In the same year Rochlitz, editor of the Leipsic _Music Journal_, offered him the text of the oratorio, "The Last Judgment," and he set to work on it at once. The oratorio was produced in the Lutheran church of Cassel, on Good Friday, Mar. 25, 1826, and made a deep impression. In 1827, he produced another opera, "Pietro von Albano," which in spite of Meyerbeer's enthusiastic praise, had little success. In 1831, he finished his "Violin School," a book of instruction which is still held in esteem though not regarded as the best. In 1832, political disturbances, in which Spohr played the radical and offended the Elector, interrupted the opera performances at Cassel for a long time, and the artist devoted his time to oratorio and instrumental composition. In 1832 he wrote his most noted symphony, "The Consecration of Tones," and in 1834 he was at work on his "Calvary," which was produced at Cassel on Good Friday, 1835. He went to England a second time in 1839, to conduct "Calvary" at the Norwich Festival. The success of the work was so great that he was commissioned to write "The Fall of Babylon" (the book by Edward Taylor) for the Norwich Festival of 1842. In 1840 he conducted a festival at Aix-la-Chapelle, and in 1842 he produced Wagner's "Der Fliegende Holländer" at Cassel.
He had heard much in its praise from Dresden, and having read the work was at once pleased with it. In writing to a friend he said: "It interests me, nevertheless, in the highest degree, for it is written apparently with true inspiration--and unlike so much of the modern opera music, does not display in every bar the striving after effect, or effort to please. There is a great deal of the fanciful there-in; a noble conception throughout; it is well-written for the singer; enormously difficult, it is true, and somewhat overcharged in the instrumentation, but full of new effects, and will assuredly, when it once comes to be performed in the greater space of the theatre, be thoroughly clear, and intelligible.... I think I am so far correct in my judgment, when I consider Wagner as the most gifted of all our dramatic composers of the present time." This opinion of Spohr's is creditable to his judgment as a musician and his generosity as a man. He worked hard and gave a performance which pleased the public. He wrote to Wagner of the success of his work and received from the young composer one of his characteristic letters of gratitude.
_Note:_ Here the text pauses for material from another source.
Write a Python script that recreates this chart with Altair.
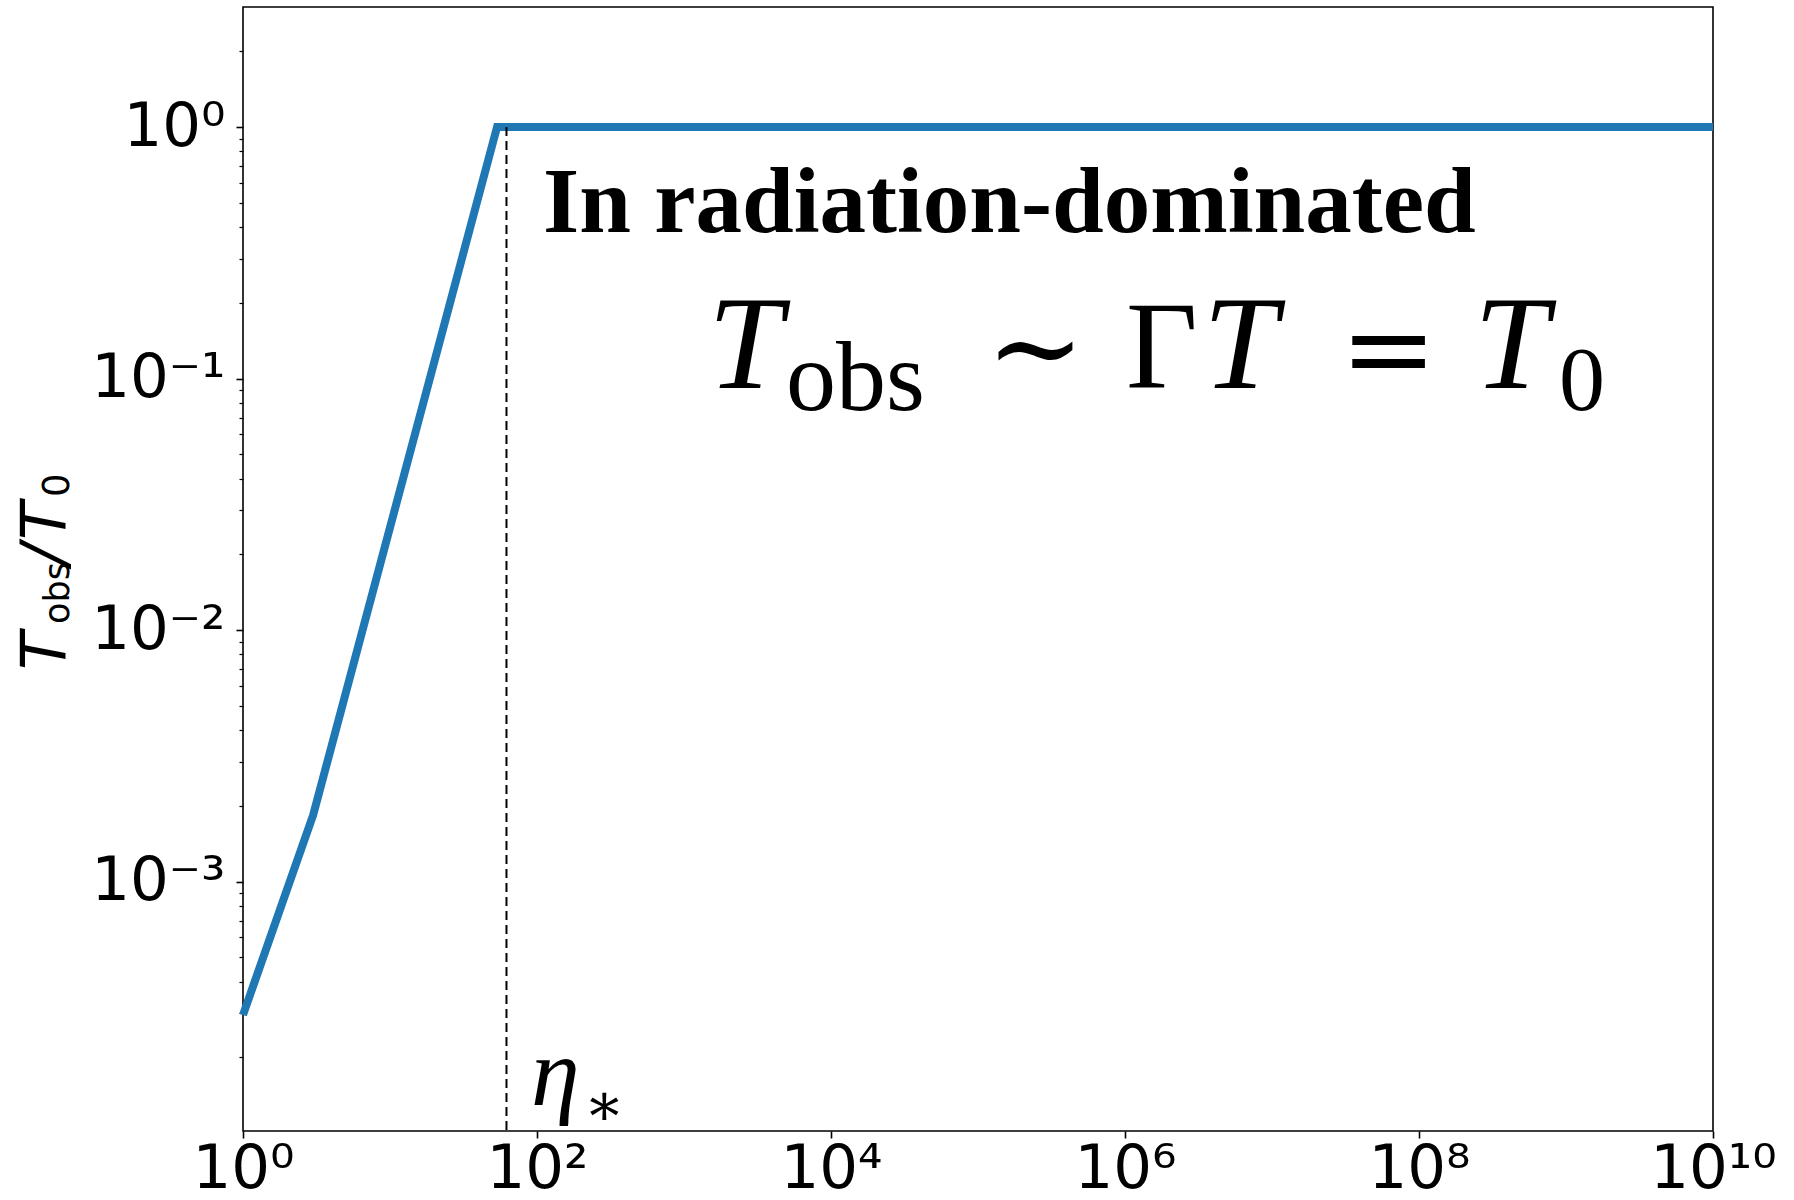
import altair as alt
import pandas as pd

# Observed temperature ratio along the fireball's expansion
ETA = [1.0, 3.0, 53.5, 1e10]
T_RATIO = [2.95e-4, 1.84e-3, 1.0, 1.0]

# Saturation point eta_*
ETA_STAR = [62.0]
ETA_STAR_TOP = [1.0]

# Axis ranges and ticks
X_DOMAIN = [1.0, 1e10]
Y_DOMAIN = [1.02e-4, 3.0]
X_TICKS = [1.0, 1e2, 1e4, 1e6, 1e8, 1e10]
X_LABELS = ["10⁰", "10²", "10⁴", "10⁶", "10⁸", "10¹⁰"]
Y_MAJOR = [1.0, 0.1, 0.01, 0.001]
Y_LABELS = ["10⁰", "10⁻¹", "10⁻²", "10⁻³"]
Y_MINOR = [2.0,
           0.9, 0.8, 0.7, 0.6, 0.5, 0.4, 0.3, 0.2,
           0.09, 0.08, 0.07, 0.06, 0.05, 0.04, 0.03, 0.02,
           0.009, 0.008, 0.007, 0.006, 0.005, 0.004, 0.003, 0.002,
           0.0009, 0.0008, 0.0007, 0.0006, 0.0005, 0.0004, 0.0003, 0.0002]

W, H = 1470, 1124
LEFT, TOP = 243, 7


def label_expr(values, labels):
    parts = [f"datum.value == {v} ? '{t}'" for v, t in zip(values, labels)]
    return " : ".join(parts) + " : ''"


x_scale = alt.Scale(type="log", domain=X_DOMAIN, nice=False)
y_scale = alt.Scale(type="log", domain=Y_DOMAIN, nice=False)

x_axis = alt.Axis(
    values=X_TICKS, labelExpr=label_expr(X_TICKS, X_LABELS), title=None,
    domain=False, grid=False, tickColor="black", tickSize=7, tickWidth=1.6,
    labelFont="DejaVu Sans", labelFontSize=61, labelColor="black",
    labelPadding=1, labelOverlap=False, labelFlush=False,
)
major_test = "indexof(" + str(Y_MAJOR) + ", datum.value) >= 0"
y_axis = alt.Axis(
    values=Y_MAJOR + Y_MINOR, labelExpr=label_expr(Y_MAJOR, Y_LABELS), title=None,
    domain=False, grid=False, tickColor="black",
    tickSize={"condition": {"test": major_test, "value": 7}, "value": 4},
    tickWidth={"condition": {"test": major_test, "value": 1.6}, "value": 1.2},
    labelFont="DejaVu Sans", labelFontSize=61, labelColor="black",
    labelPadding=11, labelOverlap=False, labelFlush=False,
)

curve = alt.Chart(pd.DataFrame({"eta": ETA, "t": T_RATIO})).mark_line(
    color="#1f77b4", strokeWidth=8, strokeJoin="miter"
).encode(
    x=alt.X("eta:Q", scale=x_scale, axis=x_axis),
    y=alt.Y("t:Q", scale=y_scale, axis=y_axis),
)

star_line = alt.Chart(
    pd.DataFrame({"eta": ETA_STAR, "top": ETA_STAR_TOP, "bottom": [Y_DOMAIN[0]]})
).mark_rule(color="black", strokeWidth=2, strokeDash=[9, 5]).encode(
    x=alt.X("eta:Q", scale=x_scale),
    y=alt.Y("top:Q", scale=y_scale),
    y2="bottom:Q",
)


def txt(s, x, y, size, font="Liberation Serif", style="normal", weight="normal",
        angle=0, align="left", baseline="alphabetic"):
    return alt.Chart(pd.DataFrame({"s": [s]})).mark_text(
        align=align, baseline=baseline, font=font, fontSize=size,
        fontStyle=style, fontWeight=weight, angle=angle, color="black",
    ).encode(x=alt.value(x - LEFT), y=alt.value(y - TOP), text="s:N")


MATH = "Liberation Serif, DejaVu Serif"
SYM = "DejaVu Serif"
SANS = "DejaVu Sans"

annotations = [
    # headline
    txt("In radiation-dominated", 543, 232, 93, weight="bold"),
    # T_obs ~ Gamma T = T_0
    txt("T", 708, 388, 134, font=MATH, style="italic"),
    txt("obs", 786, 410, 100, font=MATH),
    txt("∼", 986, 388, 118, font=SYM),
    txt("Γ", 1126, 388, 124, font=MATH),
    txt("T", 1203, 388, 134, font=MATH, style="italic"),
    txt("=", 1340, 388, 116, font=SYM),
    txt("T", 1474, 388, 134, font=MATH, style="italic"),
    txt("0", 1559, 410, 92, font=MATH),
    # eta_* marker
    txt("η", 531, 1105, 98, font=MATH, style="italic"),
    txt("∗", 584, 1125, 60, font=MATH),
    # y-axis title T_obs / T_0 (rotated)
    txt("T", 65, 670, 62, font=SANS, style="italic", angle=270),
    txt("obs", 69, 624, 35, font=SANS, angle=270),
    txt("/", 65, 565, 62, font=SANS, style="italic", angle=270),
    txt("T", 65, 540, 62, font=SANS, style="italic", angle=270),
    txt("0", 69, 497, 37, font=SANS, angle=270),
]

chart = alt.layer(curve, star_line, *annotations).properties(
    width=W, height=H,
    autosize=alt.AutoSizeParams(type="none"),
    padding={"left": LEFT, "top": TOP, "right": 1794 - LEFT - W, "bottom": 1200 - TOP - H},
    background="white",
).configure_view(stroke="black", strokeWidth=1.6)

chart.save("out.html", embed_options={"renderer": "svg", "actions": False})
The Elector of Hesse-Cassel, unmoved even by a monster petition headed with the name of Lord Aberdeen, declined to permit Spohr to go to England, and conduct the "Fall of Babylon" at the Norwich Festival. The oratorio was produced without his assistance and was highly successful. He went to England, however, at the beginning of his summer vacation and gave some profitable concerts. In 1844 he brought forward his last opera, "Die Kreuzfahrer" ("The Crusaders"). For this he had arranged his own libretto from a play by Kotzebue. The success of the opera, performed at Cassel and Berlin, was brief. He made a trip to Paris, where the Conservatoire orchestra honored him with a special performance of his "Consecration of Tones." He conducted the "Missa Solemnis" and the Ninth Symphony at the Beethoven Festival at Bonn, in the same year. In 1847 he again visited London, when his "Fall of Babylon," "Last Judgment," "Lord's Prayer," and Milton's eighty-fourth psalm were presented in three concerts by the Sacred Harmonic Society. In the same year the twenty-fifth anniversary of his assumption of the directorship at Cassel was celebrated by a performance of excerpts from his operas.
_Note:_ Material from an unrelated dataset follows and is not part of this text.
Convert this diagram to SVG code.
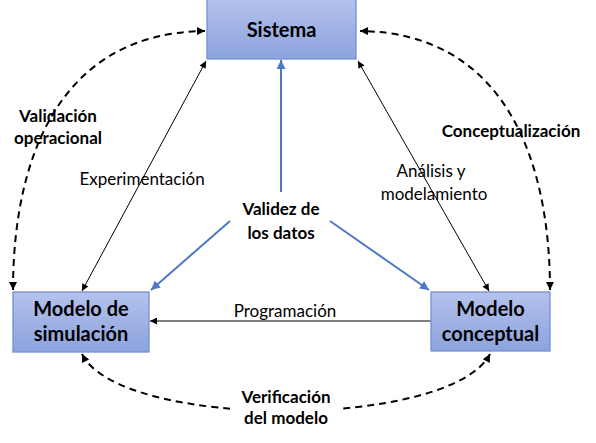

The revolutionary events of 1848 interrupted Spohr's flow of compositions. He felt, as he wrote to his friend Hauptmann, that "the excitement of politics and the constant reading of newspapers incapacitated him from giving his attention to any serious and quiet study." In 1849, while recovering from an illness caused by a fall on the ice, he planned his ninth symphony, "The Seasons," which he wrote shortly after his recovery. He went to Breslau in the hope of hearing Schumann's "Genoveva," but owing to delays heard only some rehearsals. During his two weeks' stay in Breslau, honors were heaped upon him. Banquets were given, concerts of his music were arranged, and his opera "Zemire und Azor" was performed at the theatre. In 1850 he was made to suffer from court malice. The Elector, probably to chastise him for his radical political ideas, refused him permission to take a summer vacation. He went away without leave, and the result was a lawsuit with the managers of the theatre, which after four years he lost by a technicality.
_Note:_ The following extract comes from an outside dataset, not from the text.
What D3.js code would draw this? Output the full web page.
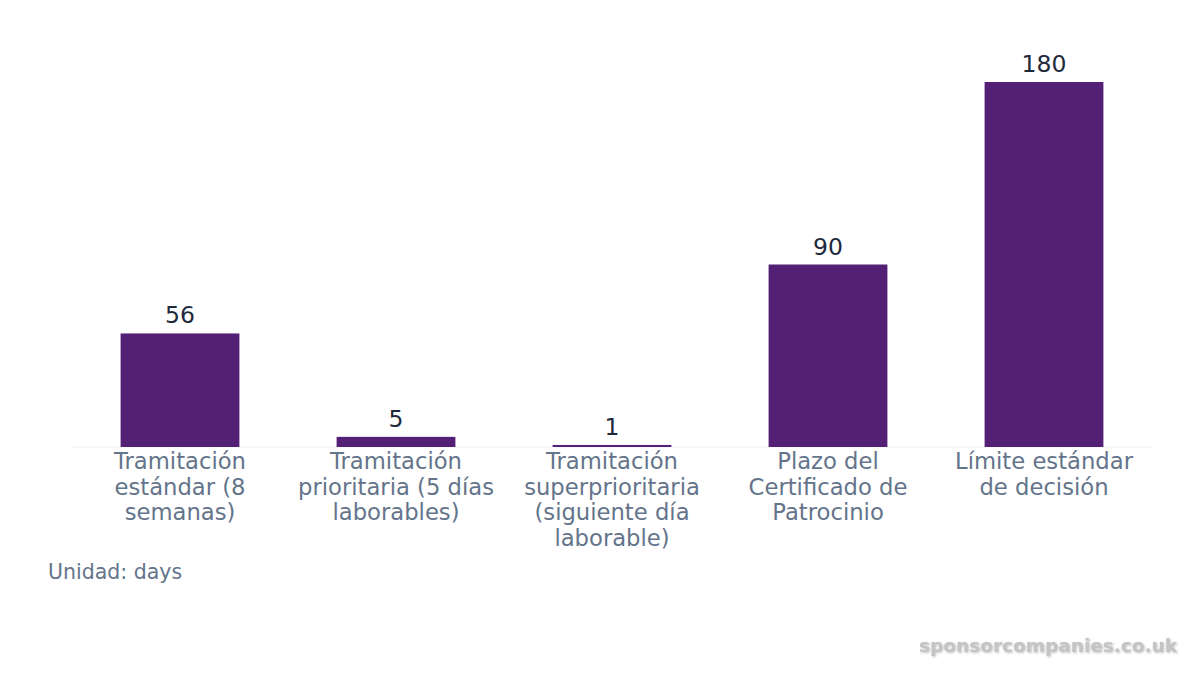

In 1852, at the invitation of the Covent Garden management, he again visited England to produce his "Faust," which was successfully given on July 15 with Castellan, Ronconi, Formes and Tamberlik in the principal parts. In 1853 Spohr showed once more his respect and consideration for the rising genius of Wagner by devoting his energies to a careful production of "Tannhäuser." The letters of Spohr show that while he heartily sympathized with Wagner's irresistible sincerity of purpose and the honesty of his dramatic art, he, like many others, found the new master's manner of writing hard to comprehend. He exclaims in one letter to Hauptmann: "What faces would Haydn and Mozart make, were they obliged to hear the stunning noise that is now given to us for music." Nevertheless Spohr saw the germs of a noble dramatic style in these works of Wagner, and after his successful and artistically admirable production of "Tannhäuser," he turned his attention to "Lohengrin." Owing, however, to the opposition of the Elector and the court, the work was not produced, and, indeed, Spohr never heard it. In the same year (1853) he made his sixth visit to London, conducting three concerts of the New Philharmonic Society, at which, among other things, his own double symphony and Beethoven's ninth were performed. His opera "Jessonda" was put in rehearsal at Covent Garden by Mr. Gye, but Spohr had to return to Cassel before it was produced.